I've enjoyed cooking with Le Creuset cookware. It's solid. It cooks well. It works.  
 
It's also heavy to the point where the usage is impaired, the enamel coating doesn't last as long as it should for the price, and some of it is just plain ugly (see especially the flame orange colour). And the pans with wooden handles will outlive the handles, another thing not commensurate with the price.  
 
I got rid of most of my Le Creuset in a move -- it is the last cookware you'll ever want if you move a long distance, and the last cookware you'll ever want if you move frequently. Most of mine was actually inherited, which is a bit of a rare thing with pots and pans, and that says nice things about the quality. That I parted ways with these particular family heirlooms doesn't, though. The handles were starting to go, as was the enamel coating which never stuck me as a good idea in the first place; it is only marginally more 'non-stick' than uncoated metals. And it was just too heavy: it worked well to slow-cook a curry, but boiling something that might require draining -- well, forget it.

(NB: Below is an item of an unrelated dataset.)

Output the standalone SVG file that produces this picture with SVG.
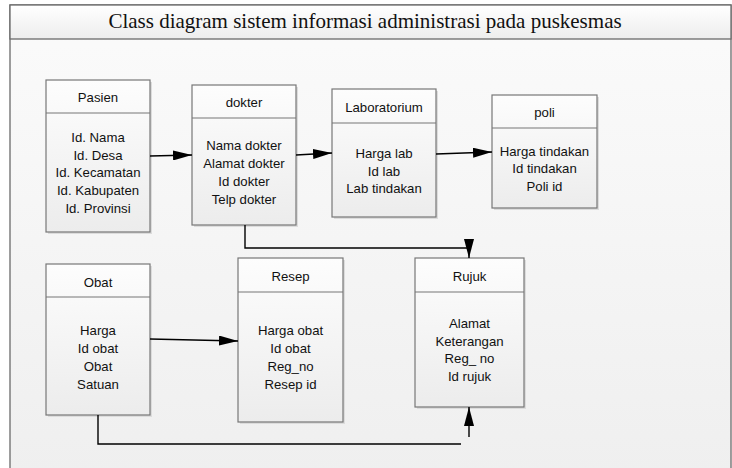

I did put pieces in the oven, a nice bit of functionality, but they were so unpleasant to take out of the oven that I gave up.  
 
You may enjoy one or two pieces of Le Creuset for things that want to be slowly cooked at a low, constant temperature, and if you are the type to constantly have an unmoving pot (of soup stock, porridge, anything) on your stove, this may also be your cookware. A small pan would probably turn out some lovely sauces, though only in small quantities -- anything much over a quart suffers from the weight problem so much that it's not worth it. I haven't quite been able to duplicate some of the stews and curries made in the Le Creuset pans, but it's a small price (unlike the retail selling one...) to pay to be free of pots that were so heavy as to be immobile and unwashable.